Task instructions: What is to be printed is the span of lines starting at the one containing "Give me the D3.js source for this chart." and ending at the one containing "after single intravenous", reproduced exactly with pictures left out.

═══ Provided data

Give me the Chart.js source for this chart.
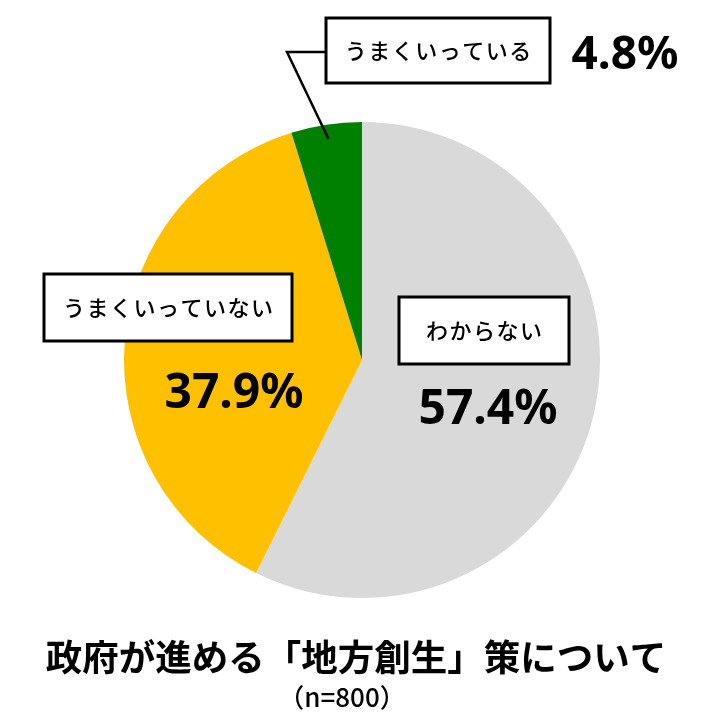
<!DOCTYPE html>
<html><head><meta charset="utf-8">
<script src="https://cdn.jsdelivr.net/npm/chart.js@4.4.1/dist/chart.umd.min.js"></script>
<style>html,body{margin:0;padding:0;background:#fff;}#wrap{width:720px;height:720px;}</style>
</head><body><div id="wrap"><canvas id="c" width="720" height="720"></canvas></div>
<script>
const categories = ["わからない", "うまくいっていない", "うまくいっている"];
const values = [57.4, 37.9, 4.8];
const colors = ["#d9d9d9", "#ffc000", "#008000"];
const titleText = "政府が進める「地方創生」策について";
const subtitleText = "（n=800）";

const JP = '"Noto Sans CJK JP", "Noto Sans", sans-serif';
const NUM = '"Noto Sans", "DejaVu Sans", sans-serif';

// label box placement (annotation layout)
const boxes = [
  {x: 399, y: 297, w: 170, h: 67, px: 488, py: 410, pfont: 48},
  {x: 44, y: 274, w: 248, h: 67, px: 234, py: 394, pfont: 48},
  {x: 326, y: 18, w: 224, h: 65, px: 625, py: 56, pfont: 46}
];

const annot = {
  id: 'annot',
  afterDraw(chart) {
    const ctx = chart.ctx;
    const meta = chart.getDatasetMeta(0);
    ctx.save();
    // leader line for small slice
    const arc = meta.data[2];
    const mid = (arc.startAngle + arc.endAngle) / 2;
    const r = arc.outerRadius * 0.94;
    const ex = arc.x + Math.cos(mid) * r, ey = arc.y + Math.sin(mid) * r;
    ctx.strokeStyle = '#000'; ctx.lineWidth = 2.5;
    ctx.beginPath();
    ctx.moveTo(ex, ey); ctx.lineTo(287, 52); ctx.lineTo(boxes[2].x, 52);
    ctx.stroke();
    boxes.forEach((b, i) => {
      ctx.fillStyle = '#fff';
      ctx.fillRect(b.x, b.y, b.w, b.h);
      ctx.lineWidth = 3; ctx.strokeStyle = '#000';
      ctx.strokeRect(b.x, b.y, b.w, b.h);
      ctx.fillStyle = '#000';
      ctx.textAlign = 'center'; ctx.textBaseline = 'middle';
      ctx.font = '500 22px ' + JP;
      if (ctx.letterSpacing !== undefined) ctx.letterSpacing = '1.5px';
      ctx.fillText(categories[i], b.x + b.w / 2 + 0.75, b.y + b.h / 2);
      if (ctx.letterSpacing !== undefined) ctx.letterSpacing = '0px';
      ctx.font = 'bold ' + b.pfont + 'px ' + NUM;
      ctx.fillText(values[i].toFixed(1) + '%', b.px, b.py);
    });
    ctx.font = 'bold 36.5px ' + JP;
    ctx.fillText(titleText, 356, 657);
    ctx.font = '500 26px ' + JP;
    ctx.fillText(subtitleText, 342, 697);
    ctx.restore();
  }
};

new Chart(document.getElementById('c'), {
  type: 'pie',
  data: {
    labels: categories,
    datasets: [{ data: values, backgroundColor: colors, borderWidth: 0 }]
  },
  options: {
    responsive: false,
    animation: false,
    layout: { padding: { top: 122, bottom: 122, left: 124, right: 120 } },
    plugins: { legend: { display: false }, tooltip: { enabled: false }, title: { display: false } }
  },
  plugins: [annot]
});
</script>
</body></html>
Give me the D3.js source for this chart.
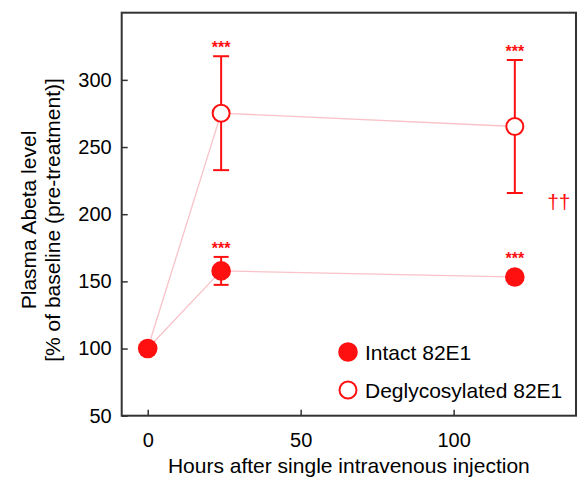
<!DOCTYPE html>
<html>
<head>
<meta charset="utf-8">
<script src="https://cdn.jsdelivr.net/npm/d3@7"></script>
<style>
  body { margin: 0; background: #fff; }
  text { font-family: "Liberation Sans", Arial, sans-serif; }
</style>
</head>
<body>
<div id="my_dataviz"></div>
<script>
// data
var hours = [0, 24, 120]
var intact = [100, 157.8, 153.2]
var intactErr = [0, 10.4, 0]
var intactSig = ["", "***", "***"]
var deglyco = [100, 275.2, 265.3]
var deglycoErr = [0, 42.4, 49.5]
var deglycoSig = ["", "***", "***"]
var xTicks = [0, 50, 100]
var yTicks = [50, 100, 150, 200, 250, 300]
var seriesNames = ["Intact 82E1", "Deglycosylated 82E1"]

var width = 580
var height = 478
var margin = {top: 12.7, right: 4, bottom: 62.3, left: 121.7}
var red = "#ff1010"
var pink = "#f9c2c8"

var svg = d3.select("#my_dataviz")
  .append("svg")
    .attr("width", width)
    .attr("height", height)

var x = d3.scaleLinear()
  .domain([-8.5, 140])
  .range([margin.left, width - margin.right])

var y = d3.scaleLinear()
  .domain([50, 350])
  .range([height - margin.bottom, margin.top])

// axes, ticks pointing inside the box
var yAxis = svg.append("g")
  .attr("transform", "translate(" + margin.left + ",0)")
  .call(d3.axisLeft(y).tickValues(yTicks).tickSize(-6).tickPadding(10))
var xAxis = svg.append("g")
  .attr("transform", "translate(0," + (height - margin.bottom) + ")")
  .call(d3.axisBottom(x).tickValues(xTicks).tickSize(-6).tickPadding(17))

svg.selectAll(".domain").remove()
svg.selectAll(".tick line").attr("stroke", "#333").attr("stroke-width", 1.5)
svg.selectAll(".tick text")
  .attr("fill", "#000")
  .style("font-size", "20px")
  .style("font-family", "'Liberation Sans', Arial, sans-serif")

// frame
svg.append("rect")
  .attr("x", margin.left)
  .attr("y", margin.top)
  .attr("width", width - margin.right - margin.left)
  .attr("height", height - margin.bottom - margin.top)
  .attr("fill", "none")
  .attr("stroke", "#333")
  .attr("stroke-width", 2)

// axis titles
svg.append("text")
  .attr("x", (margin.left + width - margin.right) / 2)
  .attr("y", 473)
  .attr("text-anchor", "middle")
  .style("font-size", "21px")
  .text("Hours after single intravenous injection")

var yLab = svg.append("text")
  .attr("transform", "translate(36,220)rotate(-90)")
  .attr("text-anchor", "middle")
  .style("font-size", "21px")
yLab.append("tspan").attr("x", 0).attr("y", 0).text("Plasma Abeta level")
yLab.append("tspan").attr("x", 0).attr("y", 24).text("[% of baseline (pre-treatment)]")

// connecting lines
var line = d3.line()
  .x(function(d, i) { return x(hours[i]) })
  .y(function(d) { return y(d) })

svg.append("path")
  .attr("d", line(deglyco))
  .attr("fill", "none")
  .attr("stroke", pink)
  .attr("stroke-width", 1.3)
svg.append("path")
  .attr("d", line(intact))
  .attr("fill", "none")
  .attr("stroke", pink)
  .attr("stroke-width", 1.3)

// error bars
function errorBars(vals, errs, cap) {
  var g = svg.append("g").attr("stroke", red).attr("stroke-width", 2)
  vals.forEach(function(v, i) {
    if (!errs[i]) return
    var cx = x(hours[i])
    g.append("line").attr("x1", cx).attr("x2", cx).attr("y1", y(v - errs[i])).attr("y2", y(v + errs[i]))
    g.append("line").attr("x1", cx - cap).attr("x2", cx + cap).attr("y1", y(v + errs[i])).attr("y2", y(v + errs[i]))
    g.append("line").attr("x1", cx - cap).attr("x2", cx + cap).attr("y1", y(v - errs[i])).attr("y2", y(v - errs[i]))
  })
}
errorBars(deglyco, deglycoErr, 8)
errorBars(intact, intactErr, 7.5)

// markers
svg.selectAll("openDots")
  .data(deglyco.slice(1))
  .enter()
  .append("circle")
    .attr("cx", function(d, i) { return x(hours[i + 1]) })
    .attr("cy", function(d) { return y(d) })
    .attr("r", 8.5)
    .attr("fill", "#fff")
    .attr("stroke", red)
    .attr("stroke-width", 2)

svg.selectAll("filledDots")
  .data(intact)
  .enter()
  .append("circle")
    .attr("cx", function(d, i) { return x(hours[i]) })
    .attr("cy", function(d) { return y(d) })
    .attr("r", 9.8)
    .attr("fill", red)

// significance stars
function stars(vals, errs, sig) {
  vals.forEach(function(v, i) {
    if (!sig[i]) return
    var top = errs[i] ? y(v + errs[i]) : y(v) - 10
    svg.append("text")
      .attr("x", x(hours[i]))
      .attr("y", top - 3)
      .attr("text-anchor", "middle")
      .attr("fill", red)
      .style("font-size", "16px")
      .style("font-weight", "bold")
      .text(sig[i])
  })
}
stars(deglyco, deglycoErr, deglycoSig)
stars(intact, intactErr, intactSig)

svg.append("text")
  .attr("x", x(134.4))
  .attr("y", y(204))
  .attr("text-anchor", "middle")
  .attr("fill", red)
  .style("font-size", "21px")
  .text("\u2020\u2020")

// legend
var legend = svg.append("g").attr("transform", "translate(348,352)")
legend.append("circle").attr("r", 9.8).attr("fill", red)
legend.append("circle").attr("cy", 38).attr("r", 8.5).attr("fill", "#fff").attr("stroke", red).attr("stroke-width", 2)
legend.selectAll("legText")
  .data(seriesNames)
  .enter()
  .append("text")
    .attr("x", 17)
    .attr("y", function(d, i) { return i * 38 + 8 })
    .style("font-size", "21px")
    .text(function(d) { return d })
</script>
</body>
</html>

══════

Result for this exercise:
Give me the D3.js source for this chart.
<!DOCTYPE html>
<html>
<head>
<meta charset="utf-8">
<script src="https://cdn.jsdelivr.net/npm/d3@7"></script>
<style>
  body { margin: 0; background: #fff; }
  text { font-family: "Liberation Sans", Arial, sans-serif; }
</style>
</head>
<body>
<div id="my_dataviz"></div>
<script>
// data
var hours = [0, 24, 120]
var intact = [100, 157.8, 153.2]
var intactErr = [0, 10.4, 0]
var intactSig = ["", "***", "***"]
var deglyco = [100, 275.2, 265.3]
var deglycoErr = [0, 42.4, 49.5]
var deglycoSig = ["", "***", "***"]
var xTicks = [0, 50, 100]
var yTicks = [50, 100, 150, 200, 250, 300]
var seriesNames = ["Intact 82E1", "Deglycosylated 82E1"]

var width = 580
var height = 478
var margin = {top: 12.7, right: 4, bottom: 62.3, left: 121.7}
var red = "#ff1010"
var pink = "#f9c2c8"

var svg = d3.select("#my_dataviz")
  .append("svg")
    .attr("width", width)
    .attr("height", height)

var x = d3.scaleLinear()
  .domain([-8.5, 140])
  .range([margin.left, width - margin.right])

var y = d3.scaleLinear()
  .domain([50, 350])
  .range([height - margin.bottom, margin.top])

// axes, ticks pointing inside the box
var yAxis = svg.append("g")
  .attr("transform", "translate(" + margin.left + ",0)")
  .call(d3.axisLeft(y).tickValues(yTicks).tickSize(-6).tickPadding(10))
var xAxis = svg.append("g")
  .attr("transform", "translate(0," + (height - margin.bottom) + ")")
  .call(d3.axisBottom(x).tickValues(xTicks).tickSize(-6).tickPadding(17))

svg.selectAll(".domain").remove()
svg.selectAll(".tick line").attr("stroke", "#333").attr("stroke-width", 1.5)
svg.selectAll(".tick text")
  .attr("fill", "#000")
  .style("font-size", "20px")
  .style("font-family", "'Liberation Sans', Arial, sans-serif")

// frame
svg.append("rect")
  .attr("x", margin.left)
  .attr("y", margin.top)
  .attr("width", width - margin.right - margin.left)
  .attr("height", height - margin.bottom - margin.top)
  .attr("fill", "none")
  .attr("stroke", "#333")
  .attr("stroke-width", 2)

// axis titles
svg.append("text")
  .attr("x", (margin.left + width - margin.right) / 2)
  .attr("y", 473)
  .attr("text-anchor", "middle")
  .style("font-size", "21px")
  .text("Hours after single intravenous injection")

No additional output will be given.